42 pages • 1 hour read
“A good book may have three openings entirely dissimilar and inter-related only in the prescience of the author, or for that matter one hundred times as many endings.”
The student’s views about literature hint at the structure that will follow. At Swim-Two-Birds is a novel that contains elements of other novels; the student is self-aware enough that his three proposed openings are contained within a fourth opening, which is his introduction. The irony of the student’s claim is that his four introductions ultimately become a single story. They are at once connected and disconnected.
“Thanks for your faith in me, it is very comforting to know that I have clients who are sportsmen who do not lose heart when the luck is ‘the wrong way.’”
At Swim-Two-Birds provides numerous investigations into the nature of fiction.
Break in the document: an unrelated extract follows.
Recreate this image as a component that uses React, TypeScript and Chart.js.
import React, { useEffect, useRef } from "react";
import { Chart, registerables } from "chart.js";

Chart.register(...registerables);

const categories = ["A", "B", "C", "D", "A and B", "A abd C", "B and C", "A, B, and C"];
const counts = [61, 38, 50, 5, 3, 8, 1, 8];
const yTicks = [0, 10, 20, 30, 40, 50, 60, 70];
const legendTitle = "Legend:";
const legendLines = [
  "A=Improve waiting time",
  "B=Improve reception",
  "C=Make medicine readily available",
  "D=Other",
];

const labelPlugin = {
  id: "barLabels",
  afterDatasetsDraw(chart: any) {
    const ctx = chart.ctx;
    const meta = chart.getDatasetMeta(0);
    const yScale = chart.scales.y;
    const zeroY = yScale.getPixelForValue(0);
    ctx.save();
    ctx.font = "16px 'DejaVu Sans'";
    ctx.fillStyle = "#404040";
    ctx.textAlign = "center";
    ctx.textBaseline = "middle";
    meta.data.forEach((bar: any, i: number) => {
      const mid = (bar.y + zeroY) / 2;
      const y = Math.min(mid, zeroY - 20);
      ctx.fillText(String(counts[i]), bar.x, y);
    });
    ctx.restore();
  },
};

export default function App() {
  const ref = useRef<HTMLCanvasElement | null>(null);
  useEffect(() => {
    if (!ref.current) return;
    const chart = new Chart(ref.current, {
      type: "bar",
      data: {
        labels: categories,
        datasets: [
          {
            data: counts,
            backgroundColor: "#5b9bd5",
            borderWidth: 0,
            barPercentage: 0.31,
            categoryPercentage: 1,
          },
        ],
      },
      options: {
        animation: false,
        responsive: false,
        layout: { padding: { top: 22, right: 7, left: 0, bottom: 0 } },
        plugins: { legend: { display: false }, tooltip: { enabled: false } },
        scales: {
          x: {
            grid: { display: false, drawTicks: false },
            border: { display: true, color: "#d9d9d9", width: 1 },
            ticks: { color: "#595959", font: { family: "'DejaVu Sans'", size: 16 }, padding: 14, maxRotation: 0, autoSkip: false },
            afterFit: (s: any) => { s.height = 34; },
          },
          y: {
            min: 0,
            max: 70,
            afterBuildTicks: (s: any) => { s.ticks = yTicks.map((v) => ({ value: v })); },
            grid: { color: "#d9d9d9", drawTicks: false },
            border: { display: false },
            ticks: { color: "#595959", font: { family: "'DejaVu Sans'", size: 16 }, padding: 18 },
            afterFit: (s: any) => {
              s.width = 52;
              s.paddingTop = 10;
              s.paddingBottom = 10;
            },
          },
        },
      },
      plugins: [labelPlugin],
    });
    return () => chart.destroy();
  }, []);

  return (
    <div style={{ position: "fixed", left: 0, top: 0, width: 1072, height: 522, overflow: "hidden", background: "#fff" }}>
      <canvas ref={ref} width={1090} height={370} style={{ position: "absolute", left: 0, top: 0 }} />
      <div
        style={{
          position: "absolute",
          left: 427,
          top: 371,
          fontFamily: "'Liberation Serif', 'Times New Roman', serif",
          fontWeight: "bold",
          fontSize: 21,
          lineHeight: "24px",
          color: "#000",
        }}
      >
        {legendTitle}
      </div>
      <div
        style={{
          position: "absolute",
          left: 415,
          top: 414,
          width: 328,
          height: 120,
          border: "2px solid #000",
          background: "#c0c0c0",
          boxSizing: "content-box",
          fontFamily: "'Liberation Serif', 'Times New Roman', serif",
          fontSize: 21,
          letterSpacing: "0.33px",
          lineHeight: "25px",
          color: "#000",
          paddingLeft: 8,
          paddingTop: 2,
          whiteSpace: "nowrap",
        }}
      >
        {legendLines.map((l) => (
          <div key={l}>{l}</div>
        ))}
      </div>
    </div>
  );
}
In addition to the manuscript excerpts that the student reads during the novel, the gambling tips are a separate kind of fiction. Verney’s letter contain plots and character arcs in which he appeals to the reader for trust. He requires the reader’s investment in the same way that the student wants audiences to invest in his own works of fiction. The gambling tips are an alternative form of literature that works toward similar goals but for different purposes.
“I am every hero from the crack of time.”
In the context of the novel, different characters can appear an infinite number of times across all fiction. Minor characters from Trellis’s work appear in works by other authors, while Trellis borrows characters from other books.